[Entries with chart source code]
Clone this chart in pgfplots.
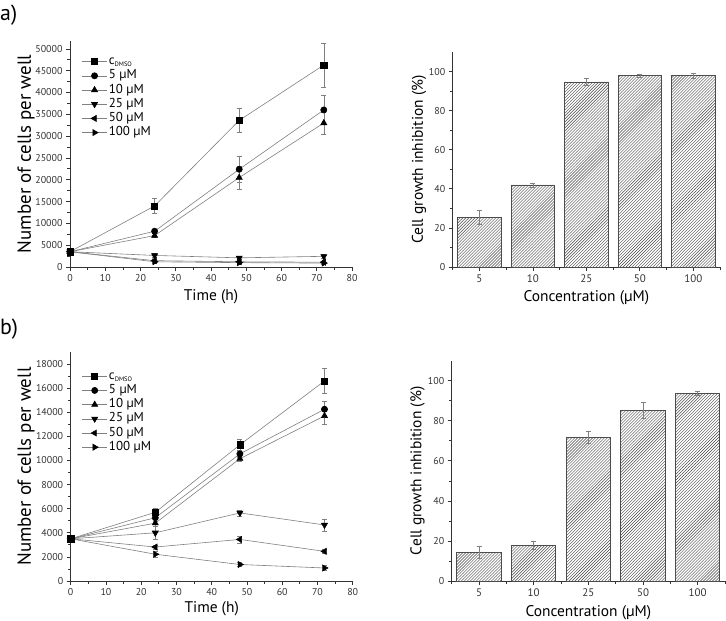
\documentclass[border=0pt]{standalone}
\usepackage{fontspec}
\setmainfont{PT Sans}
\usepackage{pgfplots}
\pgfplotsset{compat=1.18}
\usepackage{pgfplotstable}
\usetikzlibrary{patterns}

\definecolor{axisgray}{gray}{0.2}
\definecolor{linegray}{gray}{0.5}
\definecolor{errgray}{gray}{0.5}
\definecolor{bargray}{gray}{0.3}

% growth curves, mean and error of each concentration (cells per well)
\pgfplotstableread{
t  dmso  dmsoE c5    c5E  c10   c10E c25  c25E c50  c50E c100 c100E
0  3500  300   3500  300  3500  300  3500 300  3500 300  3500 300
24 14000 1650  8200  500  7200  500  2650 400  1450 300  1200 300
48 33600 2700  22400 2900 20500 2600 2100 400  1200 300  1000 300
72 46300 5050  36000 3300 33000 2500 2450 400  1100 300  900  200
}\growthA
\pgfplotstableread{
t  dmso  dmsoE c5    c5E  c10   c10E c25  c25E c50  c50E c100 c100E
0  3500  150   3500  150  3500  150  3500 150  3500 150  3500 150
24 5700  300   5250  300  4800  300  4000 500  2820 150  2220 250
48 11300 450   10550 300  10150 200  5650 250  3450 300  1370 150
72 16600 1050  14250 700  13700 700  4650 500  2460 150  1080 200
}\growthB
% growth inhibition (%)
\pgfplotstableread{
x y    e
1 25.5 3.5
2 42.0 1.0
3 94.7 1.7
4 97.9 0.6
5 97.8 1.5
}\inhibA
\pgfplotstableread{
x y    e
1 14.2 3.0
2 17.7 2.0
3 71.9 3.0
4 85.2 4.0
5 93.6 1.0
}\inhibB

\newcommand\legfont{\fontsize{13}{14}\selectfont}

\pgfplotsset{
  panel/.style={
    scale only axis,
    axis x line*=bottom, axis y line*=left,
    axis line style={axisgray, line width=0.7bp, -},
    tick align=outside,
    major tick length=4bp, minor tick length=2.5bp,
    every tick/.style={axisgray, line width=0.7bp},
    tick label style={font=\fontsize{10}{11}\selectfont, text=axisgray},
    /pgf/number format/assume math mode=true,
    /pgf/number format/set thousands separator={},
    scaled ticks=false,
    ymin=0,
    xlabel style={anchor=center},
    ylabel style={anchor=center},
  },
  growth/.style={panel,
    xmin=0, xmax=80, xtick={0,10,...,80},
    minor x tick num=1, minor y tick num=1,
    xlabel={Time (h)}, ylabel={Number of cells per well},
    xlabel style={font=\fontsize{15.5}{17}\selectfont},
    ylabel style={font=\fontsize{19}{21}\selectfont},
    legend cell align=left,
    legend style={draw=none, fill=none, inner xsep=0pt, inner ysep=0pt,
      anchor=north west, font=\legfont,
      nodes={font=\legfont, inner sep=1.5bp, text height=8.5bp, text depth=2.2bp},
      row sep=0.5bp},
    legend image code/.code={\draw[mark repeat=2, mark phase=2, ##1]
      plot coordinates {(0bp,0bp) (12.5bp,0bp) (25bp,0bp)};},
    every axis plot/.append style={linegray, line width=0.6bp},
    error bars/y dir=both, error bars/y explicit,
    error bars/error bar style={errgray, line width=0.6bp},
    error bars/error mark options={rotate=90, errgray, mark size=2.5bp, line width=0.6bp},
  },
  inhib/.style={panel, ybar, bar width=0.81,
    xmin=0.5, xmax=5.5, ymax=110,
    xtick={1,...,5}, xticklabels={5,10,25,50,100},
    minor xtick={0.5,1.5,...,5.5},
    ytick={0,20,...,100}, minor y tick num=1,
    xticklabel style={font=\fontsize{11}{12}\selectfont},
    xlabel={Concentration (µM)}, ylabel={Cell growth inhibition (\%)},
    label style={font=\fontsize{15.5}{17}\selectfont},
  },
  bars/.style={draw=bargray, line width=0.8bp,
    pattern=north east lines, pattern color=gray!55!black,
    error bars/.cd, y dir=both, y explicit,
    error bar style={errgray, line width=0.6bp},
    error mark options={rotate=90, errgray, mark size=2.5bp, line width=0.6bp}},
  mk/.style 2 args={mark=#1, mark size=#2, mark options={black, fill=black, solid}},
  mkr/.style 2 args={mark=#1, mark size=3.5bp, mark options={black, fill=black, solid, rotate=#2}},
}

\begin{document}
\begin{tikzpicture}
\path[use as bounding box] (0bp,0bp) rectangle (726bp,-621bp);
\node[anchor=base west, inner sep=0pt, font=\fontsize{22}{24}\selectfont] at (0bp,-20.5bp) {a)};
\node[anchor=base west, inner sep=0pt, font=\fontsize{22}{24}\selectfont] at (0bp,-334bp) {b)};

% a) growth curves
\begin{axis}[growth, at={(70bp,-267bp)}, anchor=south west,
  width=282bp, height=226bp, ymax=51800,
  ytick={0,5000,...,50000},
  xlabel style={at={(axis description cs:0.5,-0.133)}},
  ylabel style={at={(axis description cs:-0.156,0.5)}},
  legend style={at={(axis description cs:0.041,0.94)}}]
\addplot[mk={square*}{3.1bp}] table[x=t, y=dmso, y error=dmsoE] {\growthA};
\addplot[mk={*}{3.1bp}] table[x=t, y=c5, y error=c5E] {\growthA};
\addplot[mk={triangle*}{3.5bp}] table[x=t, y=c10, y error=c10E] {\growthA};
\addplot[mkr={triangle*}{180}] table[x=t, y=c25, y error=c25E] {\growthA};
\addplot[mkr={triangle*}{90}] table[x=t, y=c50, y error=c50E] {\growthA};
\addplot[mkr={triangle*}{-90}] table[x=t, y=c100, y error=c100E] {\growthA};
\legend{c\textsubscript{\fontsize{6.5}{7}\selectfont DMSO}, 5 µM, 10 µM, 25 µM, 50 µM, 100 µM}
\end{axis}

% a) inhibition
\begin{axis}[inhib, at={(452.7bp,-267bp)}, anchor=south west,
  width=267.3bp, height=215bp,
  xlabel style={at={(axis description cs:0.5,-0.143)}},
  ylabel style={at={(axis description cs:-0.126,0.5)}}]
\addplot[bars] table[x=x, y=y, y error=e] {\inhibA};
\end{axis}

% b) growth curves
\begin{axis}[growth, at={(70.7bp,-581bp)}, anchor=south west,
  width=282bp, height=229bp, ymax=19000,
  ytick={0,2000,...,18000},
  xlabel style={at={(axis description cs:0.5,-0.122)}},
  ylabel style={at={(axis description cs:-0.158,0.5)}},
  legend style={at={(axis description cs:0.039,0.925)}}]
\addplot[mk={square*}{3.1bp}] table[x=t, y=dmso, y error=dmsoE] {\growthB};
\addplot[mk={*}{3.1bp}] table[x=t, y=c5, y error=c5E] {\growthB};
\addplot[mk={triangle*}{3.5bp}] table[x=t, y=c10, y error=c10E] {\growthB};
\addplot[mkr={triangle*}{180}] table[x=t, y=c25, y error=c25E] {\growthB};
\addplot[mkr={triangle*}{90}] table[x=t, y=c50, y error=c50E] {\growthB};
\addplot[mkr={triangle*}{-90}] table[x=t, y=c100, y error=c100E] {\growthB};
\legend{c\textsubscript{\fontsize{6.5}{7}\selectfont DMSO}, 5 µM, 10 µM, 25 µM, 50 µM, 100 µM}
\end{axis}

% b) inhibition
\begin{axis}[inhib, at={(451.7bp,-581bp)}, anchor=south west,
  width=273.3bp, height=220.3bp,
  xlabel style={at={(axis description cs:0.5,-0.144)}},
  ylabel style={at={(axis description cs:-0.125,0.5)}}]
\addplot[bars] table[x=x, y=y, y error=e] {\inhibB};
\end{axis}
\end{tikzpicture}
\end{document}
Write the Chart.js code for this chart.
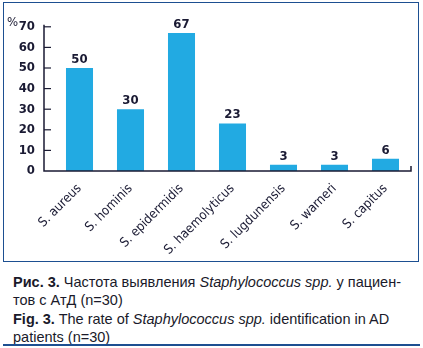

**Given exercise**
Transcribe the complete set of entries verbatim. No pictures belong in the copy.

**Answer to this task**
Clone this chart in pgfplots.
\documentclass[border=0pt]{standalone}
\usepackage{fontspec}
\setmainfont{PT Sans}
\usepackage{pgfplots}
\pgfplotsset{compat=1.18}
\usepackage{pgfplotstable}
\usetikzlibrary{patterns}

\definecolor{axisgray}{gray}{0.2}
\definecolor{linegray}{gray}{0.5}
\definecolor{errgray}{gray}{0.5}
\definecolor{bargray}{gray}{0.3}

% growth curves, mean and error of each concentration (cells per well)
\pgfplotstableread{
t  dmso  dmsoE c5    c5E  c10   c10E c25  c25E c50  c50E c100 c100E
0  3500  300   3500  300  3500  300  3500 300  3500 300  3500 300
24 14000 1650  8200  500  7200  500  2650 400  1450 300  1200 300
48 33600 2700  22400 2900 20500 2600 2100 400  1200 300  1000 300
72 46300 5050  36000 3300 33000 2500 2450 400  1100 300  900  200
}\growthA
\pgfplotstableread{
t  dmso  dmsoE c5    c5E  c10   c10E c25  c25E c50  c50E c100 c100E
0  3500  150   3500  150  3500  150  3500 150  3500 150  3500 150
24 5700  300   5250  300  4800  300  4000 500  2820 150  2220 250
48 11300 450   10550 300  10150 200  5650 250  3450 300  1370 150
72 16600 1050  14250 700  13700 700  4650 500  2460 150  1080 200
}\growthB
% growth inhibition (%)
\pgfplotstableread{
x y    e
1 25.5 3.5
2 42.0 1.0
3 94.7 1.7
4 97.9 0.6
5 97.8 1.5
}\inhibA
\pgfplotstableread{
x y    e
1 14.2 3.0
2 17.7 2.0
3 71.9 3.0
4 85.2 4.0
5 93.6 1.0
}\inhibB

\newcommand\legfont{\fontsize{13}{14}\selectfont}

\pgfplotsset{
  panel/.style={
    scale only axis,
    axis x line*=bottom, axis y line*=left,
    axis line style={axisgray, line width=0.7bp, -},
    tick align=outside,
    major tick length=4bp, minor tick length=2.5bp,
    every tick/.style={axisgray, line width=0.7bp},
    tick label style={font=\fontsize{10}{11}\selectfont, text=axisgray},
    /pgf/number format/assume math mode=true,
    /pgf/number format/set thousands separator={},
    scaled ticks=false,
    ymin=0,
    xlabel style={anchor=center},
    ylabel style={anchor=center},
  },
  growth/.style={panel,
    xmin=0, xmax=80, xtick={0,10,...,80},
    minor x tick num=1, minor y tick num=1,
    xlabel={Time (h)}, ylabel={Number of cells per well},
    xlabel style={font=\fontsize{15.5}{17}\selectfont},
    ylabel style={font=\fontsize{19}{21}\selectfont},
    legend cell align=left,
    legend style={draw=none, fill=none, inner xsep=0pt, inner ysep=0pt,
      anchor=north west, font=\legfont,
      nodes={font=\legfont, inner sep=1.5bp, text height=8.5bp, text depth=2.2bp},
      row sep=0.5bp},
    legend image code/.code={\draw[mark repeat=2, mark phase=2, ##1]
      plot coordinates {(0bp,0bp) (12.5bp,0bp) (25bp,0bp)};},
    every axis plot/.append style={linegray, line width=0.6bp},
    error bars/y dir=both, error bars/y explicit,
    error bars/error bar style={errgray, line width=0.6bp},
    error bars/error mark options={rotate=90, errgray, mark size=2.5bp, line width=0.6bp},
  },
  inhib/.style={panel, ybar, bar width=0.81,
    xmin=0.5, xmax=5.5, ymax=110,
    xtick={1,...,5}, xticklabels={5,10,25,50,100},
    minor xtick={0.5,1.5,...,5.5},
    ytick={0,20,...,100}, minor y tick num=1,
    xticklabel style={font=\fontsize{11}{12}\selectfont},
    xlabel={Concentration (µM)}, ylabel={Cell growth inhibition (\%)},
    label style={font=\fontsize{15.5}{17}\selectfont},
  },
  bars/.style={draw=bargray, line width=0.8bp,
    pattern=north east lines, pattern color=gray!55!black,
    error bars/.cd, y dir=both, y explicit,
    error bar style={errgray, line width=0.6bp},
    error mark options={rotate=90, errgray, mark size=2.5bp, line width=0.6bp}},
  mk/.style 2 args={mark=#1, mark size=#2, mark options={black, fill=black, solid}},
  mkr/.style 2 args={mark=#1, mark size=3.5bp, mark options={black, fill=black, solid, rotate=#2}},
}

\begin{document}
\begin{tikzpicture}
\path[use as bounding box] (0bp,0bp) rectangle (726bp,-621bp);
\node[anchor=base west, inner sep=0pt, font=\fontsize{22}{24}\selectfont] at (0bp,-20.5bp) {a)};
\node[anchor=base west, inner sep=0pt, font=\fontsize{22}{24}\selectfont] at (0bp,-334bp) {b)};

% a) growth curves
\begin{axis}[growth, at={(70bp,-267bp)}, anchor=south west,
  width=282bp, height=226bp, ymax=51800,
  ytick={0,5000,...,50000},
  xlabel style={at={(axis description cs:0.5,-0.133)}},
  ylabel style={at={(axis description cs:-0.156,0.5)}},
  legend style={at={(axis description cs:0.041,0.94)}}]
\addplot[mk={square*}{3.1bp}] table[x=t, y=dmso, y error=dmsoE] {\growthA};
\addplot[mk={*}{3.1bp}] table[x=t, y=c5, y error=c5E] {\growthA};
\addplot[mk={triangle*}{3.5bp}] table[x=t, y=c10, y error=c10E] {\growthA};
\addplot[mkr={triangle*}{180}] table[x=t, y=c25, y error=c25E] {\growthA};
\addplot[mkr={triangle*}{90}] table[x=t, y=c50, y error=c50E] {\growthA};
\addplot[mkr={triangle*}{-90}] table[x=t, y=c100, y error=c100E] {\growthA};
\legend{c\textsubscript{\fontsize{6.5}{7}\selectfont DMSO}, 5 µM, 10 µM, 25 µM, 50 µM, 100 µM}
\end{axis}

% a) inhibition
\begin{axis}[inhib, at={(452.7bp,-267bp)}, anchor=south west,
  width=267.3bp, height=215bp,
  xlabel style={at={(axis description cs:0.5,-0.143)}},
  ylabel style={at={(axis description cs:-0.126,0.5)}}]
\addplot[bars] table[x=x, y=y, y error=e] {\inhibA};
\end{axis}

% b) growth curves
\begin{axis}[growth, at={(70.7bp,-581bp)}, anchor=south west,
  width=282bp, height=229bp, ymax=19000,
  ytick={0,2000,...,18000},
  xlabel style={at={(axis description cs:0.5,-0.122)}},
  ylabel style={at={(axis description cs:-0.158,0.5)}},
  legend style={at={(axis description cs:0.039,0.925)}}]
\addplot[mk={square*}{3.1bp}] table[x=t, y=dmso, y error=dmsoE] {\growthB};
\addplot[mk={*}{3.1bp}] table[x=t, y=c5, y error=c5E] {\growthB};
\addplot[mk={triangle*}{3.5bp}] table[x=t, y=c10, y error=c10E] {\growthB};
\addplot[mkr={triangle*}{180}] table[x=t, y=c25, y error=c25E] {\growthB};
\addplot[mkr={triangle*}{90}] table[x=t, y=c50, y error=c50E] {\growthB};
\addplot[mkr={triangle*}{-90}] table[x=t, y=c100, y error=c100E] {\growthB};
\legend{c\textsubscript{\fontsize{6.5}{7}\selectfont DMSO}, 5 µM, 10 µM, 25 µM, 50 µM, 100 µM}
\end{axis}

% b) inhibition
\begin{axis}[inhib, at={(451.7bp,-581bp)}, anchor=south west,
  width=273.3bp, height=220.3bp,
  xlabel style={at={(axis description cs:0.5,-0.144)}},
  ylabel style={at={(axis description cs:-0.125,0.5)}}]
\addplot[bars] table[x=x, y=y, y error=e] {\inhibB};
\end{axis}
\end{tikzpicture}
\end{document}
Write the Chart.js code for this chart.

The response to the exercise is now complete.